Creating a solid framework for children to learn, and ensuring parents are involved, was the difference between success and failure, said the mayor. “We must show each of our kids we believe in them, believe in their ability to excel and give all of them the opportunity to show us we were right.”

Said Kim Sweet, executive director of Advocates for Children, which often sues the city on behalf of parents of children with special needs, the mayor’s emphasis on literacy as a way to equality struck the right note. “For a mayor who wants to address equality, teaching children to read is a great place to start,” said Sweet.
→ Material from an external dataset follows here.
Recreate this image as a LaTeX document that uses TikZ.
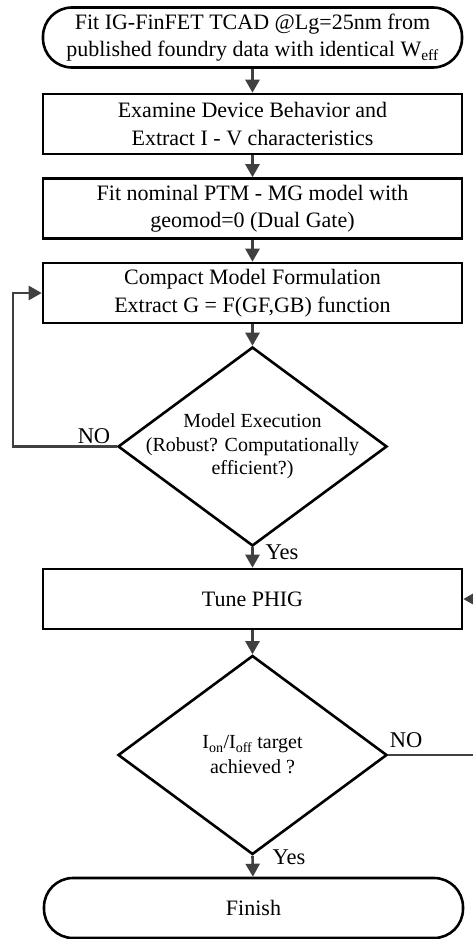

Every year her office fields phone calls from parents of students who are falling further behind. While students of means tend to get the support they need, “students from low-income families often flounder and fall further and further behind and never really learn the basic skills they need to function.” AFC was pleased to see the investment in reading specialists, “we’re hoping it can spread into middle school and high school as well,” said Sweet.

Regent Kathleen Cashin, a former superintendent of district 23, one of the two school districts where students in grades 6 to 12 will each be assigned a guidance counselor told City Limits: “I totally support any projects that give guidance counselors” to students not just for academic support “but a caring adult to brainstorm and talk with” because you cannot overemphasize the “social-emotional underpinnings” of learning.

*CORRECTION: An earlier version of this post incorrectly stated that Mayor de Blasio did not invoke Mayor Bloomberg’s efforts to attain mayoral control of the school system. In fact, de Blasio did mention his predecessor. We regret the error.